Restate the whole listing word for word. Pictures are left out.

-- start --

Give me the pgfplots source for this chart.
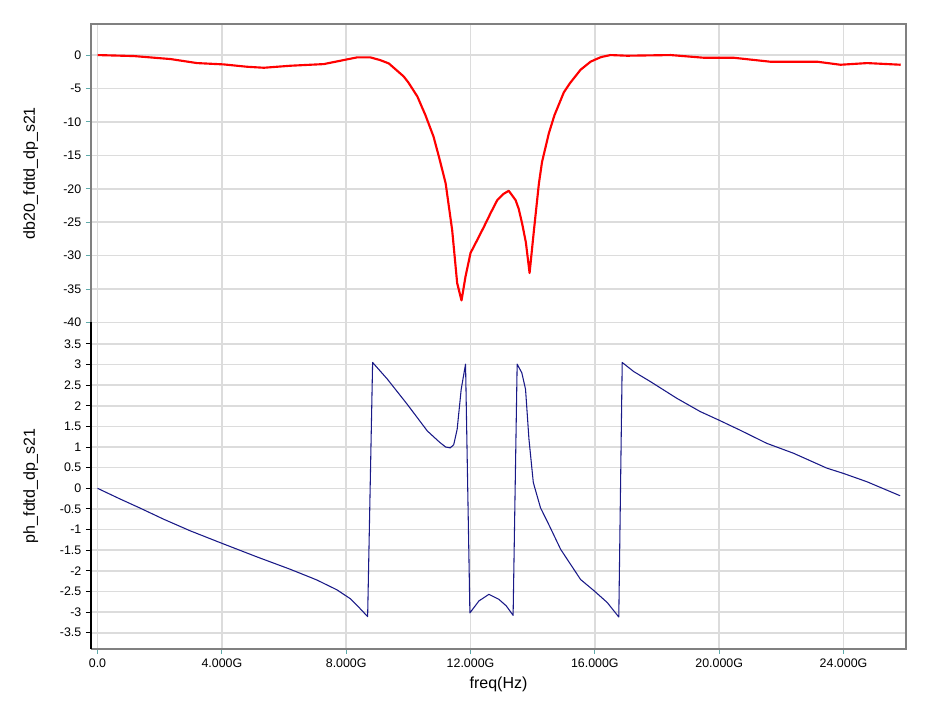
\documentclass[border=0pt]{standalone}
\usepackage{fontspec}
\setmainfont{Liberation Sans}
\usepackage{pgfplots}
\pgfplotsset{compat=1.18}
\definecolor{gridc}{RGB}{220,220,220}
\definecolor{axc}{RGB}{128,128,128}
\definecolor{tickc}{RGB}{95,170,170}
\definecolor{phc}{RGB}{25,25,135}
\pgfplotsset{
  base/.style={
    scale only axis, width=611.25pt, xmin=-0.21, xmax=26.01,
    xtick={0,4,8,12,16,20,24},
    grid=major, major grid style={gridc, line width=1.2pt},
    axis line style={draw=none},
    tick align=outside, major tick length=3.75pt,
    xtick pos=bottom, ytick pos=left,
    ticklabel style={font=\fontsize{9.3}{10}\selectfont, text=black},
    every axis y label/.style={at={(axis description cs:-0.074,0.5)}, rotate=90, anchor=center, font=\fontsize{12}{14}\selectfont},
    every axis x label/.style={at={(axis description cs:0.5,0)}, anchor=center, yshift=-26.25pt, font=\fontsize{12}{14}\selectfont},
    anchor=south west,
  }
}
\begin{document}
\begin{tikzpicture}
\path (0,0) rectangle (702pt,533.25pt);
% top panel: dB
\begin{axis}[base, at={(68.25pt,291.375pt)}, height=223.65pt,
  ymin=-40, ymax=4.6,
  ytick={-40,-35,-30,-25,-20,-15,-10,-5,0},
  yticklabels={-40,-35,-30,-25,-20,-15,-10,-5,0},
  xticklabels={}, xtick style={draw=none},
  ytick style={tickc, line width=0.8pt},
  ylabel={db20\_fdtd\_dp\_s21}]
\addplot[red, line width=1.6pt, line join=round] coordinates {
(0,0) (1.17,-0.15) (2.35,-0.6) (3.2,-1.2) (4.06,-1.4) (4.81,-1.75) (5.35,-1.9)
(6.2,-1.6) (7.28,-1.35) (7.92,-0.75) (8.35,-0.35) (8.78,-0.35) (9.09,-0.75)
(9.37,-1.25) (9.85,-3.2) (10.0,-4.1) (10.29,-6.2) (10.55,-9) (10.81,-12.2)
(11.0,-15.5) (11.2,-19.2) (11.41,-26.2) (11.57,-34.1) (11.71,-36.7) (11.84,-33.1)
(12.0,-29.6) (12.2,-27.8) (12.43,-25.7) (12.65,-23.6) (12.86,-21.7) (13.05,-20.8)
(13.23,-20.3) (13.45,-21.7) (13.55,-23) (13.66,-25.2) (13.78,-28) (13.9,-32.6)
(14.04,-26.2) (14.2,-19.2) (14.3,-16) (14.52,-11.7) (14.7,-9) (15.0,-5.6)
(15.2,-4.2) (15.54,-2.2) (15.86,-1.0) (16.0,-0.7) (16.2,-0.3) (16.5,0)
(17.04,-0.1) (18.44,0) (19.5,-0.4) (20.46,-0.4) (21.65,-1.0) (23.16,-1.0)
(23.9,-1.45) (24.76,-1.2) (25.84,-1.45)
};
\end{axis}
% bottom panel: phase
\begin{axis}[base, at={(68.25pt,46.5pt)}, height=244.9pt,
  ymin=-3.895, ymax=4.02,
  ytick={-3.5,-3,-2.5,-2,-1.5,-1,-0.5,0,0.5,1,1.5,2,2.5,3,3.5},
  yticklabels={-3.5,-3,-2.5,-2,-1.5,-1,-0.5,0,0.5,1,1.5,2,2.5,3,3.5},
  xticklabels={0.0,4.000G,8.000G,12.000G,16.000G,20.000G,24.000G},
  xtick style={tickc, line width=0.8pt},
  ytick style={black, line width=0.8pt},
  ylabel={ph\_fdtd\_dp\_s21}, xlabel={freq(Hz)}]
\addplot[phc, line width=0.8pt, line join=round] coordinates {
(0,0) (0.7,-0.25) (1.37,-0.48) (2.13,-0.75) (2.98,-1.03) (3.99,-1.33) (5.12,-1.66)
(6.19,-1.96) (7.05,-2.22) (7.7,-2.46) (8.14,-2.68) (8.34,-2.83) (8.69,-3.11)
(8.85,3.05) (9.32,2.65) (9.96,2.04) (10.61,1.39) (11.0,1.12) (11.2,1.0)
(11.35,0.98) (11.46,1.06) (11.57,1.43) (11.7,2.4) (11.84,3.01)
(11.98,-3.02) (12.27,-2.73) (12.59,-2.57) (12.91,-2.69) (13.15,-2.85) (13.37,-3.08)
(13.5,3.01) (13.65,2.8) (13.77,2.4) (13.88,1.19) (14.02,0.14) (14.25,-0.47)
(14.5,-0.85) (14.9,-1.48) (15.54,-2.21) (16.0,-2.5) (16.4,-2.77) (16.77,-3.12)
(16.88,3.05) (17.25,2.83) (17.78,2.59) (18.64,2.18) (19.39,1.86) (19.97,1.66)
(20.67,1.41) (21.53,1.09) (22.39,0.85) (23.46,0.49) (24.0,0.36) (24.75,0.16)
(25.82,-0.18)
};
\end{axis}
% frame lines
\draw[axc, line width=1.5pt] (68.25pt,291.375pt) -- (68.25pt,515.0pt) -- (679.5pt,515.0pt) -- (679.5pt,46.5pt) -- (68.25pt,46.5pt);
\draw[black, line width=1.5pt] (68.25pt,46.5pt) -- (68.25pt,291.375pt);
\end{tikzpicture}
\end{document}
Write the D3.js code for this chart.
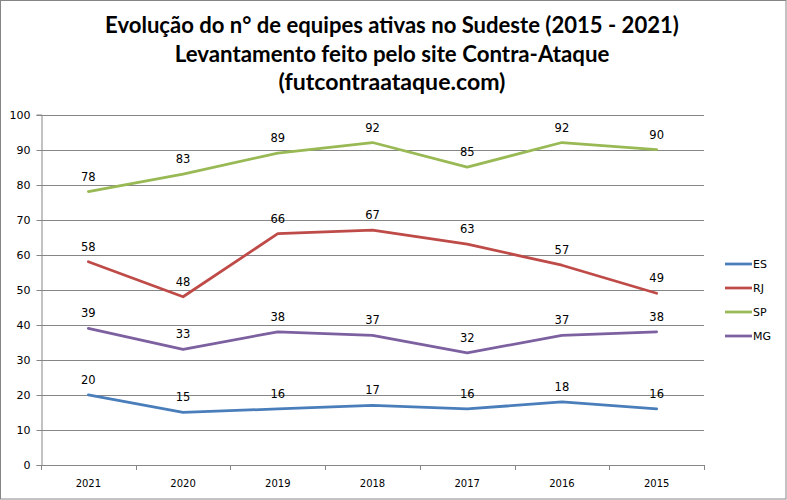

-- end --

* [Solution below]
Give me the pgfplots source for this chart.
\documentclass[border=0pt]{standalone}
\usepackage{fontspec}
\setmainfont{Liberation Sans}
\usepackage{pgfplots}
\pgfplotsset{compat=1.18}
\definecolor{gridc}{RGB}{220,220,220}
\definecolor{axc}{RGB}{128,128,128}
\definecolor{tickc}{RGB}{95,170,170}
\definecolor{phc}{RGB}{25,25,135}
\pgfplotsset{
  base/.style={
    scale only axis, width=611.25pt, xmin=-0.21, xmax=26.01,
    xtick={0,4,8,12,16,20,24},
    grid=major, major grid style={gridc, line width=1.2pt},
    axis line style={draw=none},
    tick align=outside, major tick length=3.75pt,
    xtick pos=bottom, ytick pos=left,
    ticklabel style={font=\fontsize{9.3}{10}\selectfont, text=black},
    every axis y label/.style={at={(axis description cs:-0.074,0.5)}, rotate=90, anchor=center, font=\fontsize{12}{14}\selectfont},
    every axis x label/.style={at={(axis description cs:0.5,0)}, anchor=center, yshift=-26.25pt, font=\fontsize{12}{14}\selectfont},
    anchor=south west,
  }
}
\begin{document}
\begin{tikzpicture}
\path (0,0) rectangle (702pt,533.25pt);
% top panel: dB
\begin{axis}[base, at={(68.25pt,291.375pt)}, height=223.65pt,
  ymin=-40, ymax=4.6,
  ytick={-40,-35,-30,-25,-20,-15,-10,-5,0},
  yticklabels={-40,-35,-30,-25,-20,-15,-10,-5,0},
  xticklabels={}, xtick style={draw=none},
  ytick style={tickc, line width=0.8pt},
  ylabel={db20\_fdtd\_dp\_s21}]
\addplot[red, line width=1.6pt, line join=round] coordinates {
(0,0) (1.17,-0.15) (2.35,-0.6) (3.2,-1.2) (4.06,-1.4) (4.81,-1.75) (5.35,-1.9)
(6.2,-1.6) (7.28,-1.35) (7.92,-0.75) (8.35,-0.35) (8.78,-0.35) (9.09,-0.75)
(9.37,-1.25) (9.85,-3.2) (10.0,-4.1) (10.29,-6.2) (10.55,-9) (10.81,-12.2)
(11.0,-15.5) (11.2,-19.2) (11.41,-26.2) (11.57,-34.1) (11.71,-36.7) (11.84,-33.1)
(12.0,-29.6) (12.2,-27.8) (12.43,-25.7) (12.65,-23.6) (12.86,-21.7) (13.05,-20.8)
(13.23,-20.3) (13.45,-21.7) (13.55,-23) (13.66,-25.2) (13.78,-28) (13.9,-32.6)
(14.04,-26.2) (14.2,-19.2) (14.3,-16) (14.52,-11.7) (14.7,-9) (15.0,-5.6)
(15.2,-4.2) (15.54,-2.2) (15.86,-1.0) (16.0,-0.7) (16.2,-0.3) (16.5,0)
(17.04,-0.1) (18.44,0) (19.5,-0.4) (20.46,-0.4) (21.65,-1.0) (23.16,-1.0)
(23.9,-1.45) (24.76,-1.2) (25.84,-1.45)
};
\end{axis}
% bottom panel: phase
\begin{axis}[base, at={(68.25pt,46.5pt)}, height=244.9pt,
  ymin=-3.895, ymax=4.02,
  ytick={-3.5,-3,-2.5,-2,-1.5,-1,-0.5,0,0.5,1,1.5,2,2.5,3,3.5},
  yticklabels={-3.5,-3,-2.5,-2,-1.5,-1,-0.5,0,0.5,1,1.5,2,2.5,3,3.5},
  xticklabels={0.0,4.000G,8.000G,12.000G,16.000G,20.000G,24.000G},
  xtick style={tickc, line width=0.8pt},
  ytick style={black, line width=0.8pt},
  ylabel={ph\_fdtd\_dp\_s21}, xlabel={freq(Hz)}]
\addplot[phc, line width=0.8pt, line join=round] coordinates {
(0,0) (0.7,-0.25) (1.37,-0.48) (2.13,-0.75) (2.98,-1.03) (3.99,-1.33) (5.12,-1.66)
(6.19,-1.96) (7.05,-2.22) (7.7,-2.46) (8.14,-2.68) (8.34,-2.83) (8.69,-3.11)
(8.85,3.05) (9.32,2.65) (9.96,2.04) (10.61,1.39) (11.0,1.12) (11.2,1.0)
(11.35,0.98) (11.46,1.06) (11.57,1.43) (11.7,2.4) (11.84,3.01)
(11.98,-3.02) (12.27,-2.73) (12.59,-2.57) (12.91,-2.69) (13.15,-2.85) (13.37,-3.08)
(13.5,3.01) (13.65,2.8) (13.77,2.4) (13.88,1.19) (14.02,0.14) (14.25,-0.47)
(14.5,-0.85) (14.9,-1.48) (15.54,-2.21) (16.0,-2.5) (16.4,-2.77) (16.77,-3.12)
(16.88,3.05) (17.25,2.83) (17.78,2.59) (18.64,2.18) (19.39,1.86) (19.97,1.66)
(20.67,1.41) (21.53,1.09) (22.39,0.85) (23.46,0.49) (24.0,0.36) (24.75,0.16)
(25.82,-0.18)
};
\end{axis}
% frame lines
\draw[axc, line width=1.5pt] (68.25pt,291.375pt) -- (68.25pt,515.0pt) -- (679.5pt,515.0pt) -- (679.5pt,46.5pt) -- (68.25pt,46.5pt);
\draw[black, line width=1.5pt] (68.25pt,46.5pt) -- (68.25pt,291.375pt);
\end{tikzpicture}
\end{document}
Write the D3.js code for this chart.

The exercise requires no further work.